Well, no that isn’t my perspective at all.
My perspective is that God isn’t the kind of thing to merely have a “perspective” in any sense that is analogous to our “perspectives.”
If Christ (God) is the light that enlightens all men, then any perspective that we might possibly have is ultimately founded and underwritten by God. In other words, we “see” through and by God. He is the pure Ground of Being that makes “perspective” a possibility at all.
There are no independent “perspectives,” there are merely distortions on seeing properly, on seeing correctly, blindnesses of some kind or other. It is these blindnesses we euphemistically call “perspectives.”
If God’s ultimate goal is for us to see things properly “in him and through him,” then his endeavor is more like correcting our vision, not giving us a “different perspective,” but eyes to see. We are innately seeing FROM the right place, the correct perspective as it were, it is just that we are constantly trying to see things from other perspectives (blind spots) which simply blur our vision and avoids how we supposed to see in the first place: to see rightly from a genuine, uncontaminated place at the centre of Being Itself.
Evil is the existential unmooring of beings from Being Itself, from Light Itself, from Truth Itself.
The problem of evil for God isn’t a heuristic one, it is an existential one – regrounding each of us so that we see with and through “the mind of Christ.”

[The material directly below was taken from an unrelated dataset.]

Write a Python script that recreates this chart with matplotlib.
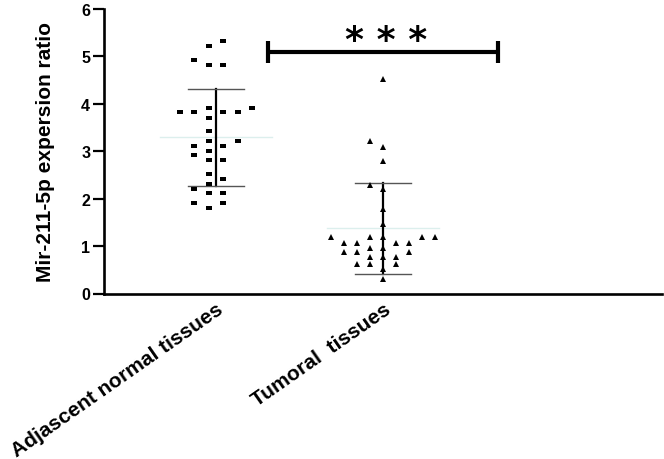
import numpy as np
import matplotlib
matplotlib.use("Agg")
import matplotlib.pyplot as plt

plt.rcParams['font.family'] = ['Liberation Sans', 'DejaVu Sans']
plt.rcParams['font.weight'] = 'bold'

# values (expression ratio per sample)
groups = ["Adjascent normal tissues", "Tumoral  tissues"]
normal = [5.32, 5.23, 4.92, 4.82, 4.82, 3.92, 3.92, 3.82, 3.82, 3.82, 3.82,
          3.71, 3.42, 3.21, 3.21, 3.11, 3.11, 3.01, 2.92, 2.81, 2.81, 2.51,
          2.41, 2.31, 2.21, 2.11, 2.11, 1.91, 1.91, 1.80]
tumoral = [4.52, 3.21, 3.10, 2.80, 2.29, 2.20, 1.78, 1.47, 1.19, 1.19, 1.19,
           1.19, 1.19, 1.07, 1.07, 1.07, 1.07, 0.97, 0.97, 0.87, 0.87, 0.87,
           0.76, 0.76, 0.76, 0.63, 0.63, 0.63, 0.52, 0.30]
signif = "* * *"


def swarm(values, slots, step, min_gap):
    # simple column packing: take the first slot not already used by a close value
    placed = []
    offs = []
    for v in values:
        for s in slots:
            if all(ps != s or abs(v - pv) >= min_gap for pv, ps in placed):
                break
        placed.append((v, s))
        offs.append(s * step)
    return np.array(offs)


fig = plt.figure(figsize=(6.64, 4.60), dpi=100)
ax = fig.add_axes([104 / 664, 1 - 294.5 / 460, 558 / 664, 284.5 / 460])

rect = [(-1.45, -1), (1.45, -1), (1.45, 1), (-1.45, 1), (-1.45, -1)]
slots1 = [-0.5, 0.5, -1.5, 1.5, -2.5, 2.5, -3.5, 3.5]
slots2 = [0, -1, 1, -2, 2, -3, 3, -4, 4, -5, 5]
styles = [(normal, slots1, 0.087, 0.12, rect, 5.0),
          (tumoral, slots2, 0.078, 0.13, '^', 4.8)]

for i, (vals, slots, step, gap, mk, ms) in enumerate(styles):
    vals = np.sort(np.array(vals))
    m = vals.mean()
    sd = vals.std(ddof=1)
    # mean line (faint) and SD whiskers
    ax.plot([i - 0.335, i + 0.335], [m, m], color='#dcefed', lw=1, zorder=1)
    ax.plot([i, i], [m - sd, m + sd], color='black', lw=1.6, zorder=2)
    for y in (m - sd, m + sd):
        ax.plot([i - 0.165, i + 0.165], [y, y], color='#555555', lw=1, zorder=2)
    xs = i + swarm(vals, slots, step, gap)
    ax.plot(xs, vals, linestyle='none', marker=mk, markersize=ms,
            color='black', markeredgewidth=0, zorder=3)

# significance bracket
ax.plot([0.31, 1.69], [5.1, 5.1], color='black', lw=3, solid_capstyle='butt')
for xb in (0.31, 1.69):
    ax.plot([xb, xb], [4.87, 5.33], color='black', lw=3, solid_capstyle='butt')
ax.text(1.02, 5.13, signif, ha='center', va='baseline', fontsize=26,
        fontweight='bold', family='DejaVu Sans')

ax.set_xlim(-0.671, 2.671)
ax.set_ylim(0, 6)
ax.set_yticks(range(0, 7))
ax.set_xticks([0, 1])
ax.set_xticklabels(groups, rotation=35, ha='right', va='top',
                   rotation_mode='anchor', fontsize=15, fontweight='bold')
ax.tick_params(axis='x', length=0, pad=4)
ax.tick_params(axis='y', length=8, width=1.6, labelsize=11.5, pad=2)
for lab in ax.get_yticklabels():
    lab.set_fontweight('bold')
ax.set_ylabel("Mir-211-5p expersion ratio", fontsize=15, fontweight='bold',
              labelpad=19)

for side in ('top', 'right'):
    ax.spines[side].set_visible(False)
for side in ('left', 'bottom'):
    ax.spines[side].set_linewidth(1.9)

fig.savefig("out.png", dpi=100)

Morally speaking, God isn’t engrossed in the problem of child abuse, per se. That is merely symptomatic of a much larger problem. It isn’t what child abusers do that is the fundamental issue, it is what they are, what they have made themselves. God, then, must work with each individual to remake or reground them in himself. That isn’t done merely by stopping or outlawing symptomatic behaviour. The symptomatic behaviour is only that - symptomatic – it tells us that something more fundamental is wrong. But what needs to be fixed is not addressed by masking symptoms, by stopping particular actions or behaviours. The symptoms need to be revealed so that the real problem is made obvious.
God doesn’t fix people by stopping sinful behaviour, he heals by changing the fundamental ground upon which they exist, from which they see, their “perspective” – from one of being unhinged to one of being grounded in Ultimate Reality, Himself.

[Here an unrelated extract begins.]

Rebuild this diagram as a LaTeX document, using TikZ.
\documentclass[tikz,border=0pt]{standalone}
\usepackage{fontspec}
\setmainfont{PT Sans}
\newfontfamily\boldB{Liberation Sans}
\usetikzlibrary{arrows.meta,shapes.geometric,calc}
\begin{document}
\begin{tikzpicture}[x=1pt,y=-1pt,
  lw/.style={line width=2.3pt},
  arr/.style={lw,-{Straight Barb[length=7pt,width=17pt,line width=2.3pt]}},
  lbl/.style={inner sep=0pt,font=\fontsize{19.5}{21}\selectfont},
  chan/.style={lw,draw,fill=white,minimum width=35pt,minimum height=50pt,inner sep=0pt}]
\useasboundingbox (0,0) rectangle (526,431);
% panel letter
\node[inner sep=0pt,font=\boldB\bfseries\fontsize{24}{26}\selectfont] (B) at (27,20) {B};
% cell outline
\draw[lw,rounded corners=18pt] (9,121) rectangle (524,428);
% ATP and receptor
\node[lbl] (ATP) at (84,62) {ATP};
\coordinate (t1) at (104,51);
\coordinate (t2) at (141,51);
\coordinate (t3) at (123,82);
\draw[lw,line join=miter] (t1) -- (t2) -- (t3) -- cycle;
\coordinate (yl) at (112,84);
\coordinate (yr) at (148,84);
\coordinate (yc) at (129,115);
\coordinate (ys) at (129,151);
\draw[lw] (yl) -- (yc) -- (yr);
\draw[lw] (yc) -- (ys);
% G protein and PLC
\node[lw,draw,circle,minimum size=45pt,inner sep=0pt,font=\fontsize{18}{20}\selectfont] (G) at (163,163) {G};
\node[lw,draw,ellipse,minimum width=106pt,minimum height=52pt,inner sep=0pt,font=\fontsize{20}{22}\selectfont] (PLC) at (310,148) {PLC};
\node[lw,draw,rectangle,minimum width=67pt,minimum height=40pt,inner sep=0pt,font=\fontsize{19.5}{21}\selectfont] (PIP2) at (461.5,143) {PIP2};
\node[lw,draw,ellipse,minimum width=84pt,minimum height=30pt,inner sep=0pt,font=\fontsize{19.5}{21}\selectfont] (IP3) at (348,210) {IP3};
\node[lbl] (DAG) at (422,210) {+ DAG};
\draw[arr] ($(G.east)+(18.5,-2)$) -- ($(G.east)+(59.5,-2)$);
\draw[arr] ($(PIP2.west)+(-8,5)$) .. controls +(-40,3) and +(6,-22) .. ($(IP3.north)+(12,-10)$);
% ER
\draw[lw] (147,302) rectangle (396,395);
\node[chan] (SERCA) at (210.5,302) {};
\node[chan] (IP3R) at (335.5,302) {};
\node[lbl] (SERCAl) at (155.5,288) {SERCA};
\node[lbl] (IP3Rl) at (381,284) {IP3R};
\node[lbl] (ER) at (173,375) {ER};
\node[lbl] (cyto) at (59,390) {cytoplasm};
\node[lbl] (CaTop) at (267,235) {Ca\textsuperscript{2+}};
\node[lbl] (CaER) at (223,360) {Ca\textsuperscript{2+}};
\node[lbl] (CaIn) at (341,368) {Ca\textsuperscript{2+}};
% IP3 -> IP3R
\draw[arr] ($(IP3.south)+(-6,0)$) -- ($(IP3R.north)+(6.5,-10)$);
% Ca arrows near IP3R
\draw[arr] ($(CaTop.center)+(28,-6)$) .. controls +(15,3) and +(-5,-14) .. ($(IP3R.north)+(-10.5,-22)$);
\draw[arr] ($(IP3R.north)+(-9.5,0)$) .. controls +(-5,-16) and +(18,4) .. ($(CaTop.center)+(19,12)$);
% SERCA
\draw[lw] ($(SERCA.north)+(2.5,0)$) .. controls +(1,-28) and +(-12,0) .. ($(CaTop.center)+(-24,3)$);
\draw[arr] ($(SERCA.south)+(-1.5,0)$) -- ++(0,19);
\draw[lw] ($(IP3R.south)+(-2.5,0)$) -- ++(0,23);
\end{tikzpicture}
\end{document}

If we take the human approach to medicine – relief of pain or stopping the annoying symptoms of unwellness, then we might say God is a good doctor in that he wants to see and show us all of the symptoms that ail us so that we might become concerned about the real disease that afflicts us.
He isn’t about hiding the “evils” behind a facade of “good,” he wants to cure the evil at its very source, that upon which we ground our own, and necessarily false and distorted, “perspectives.”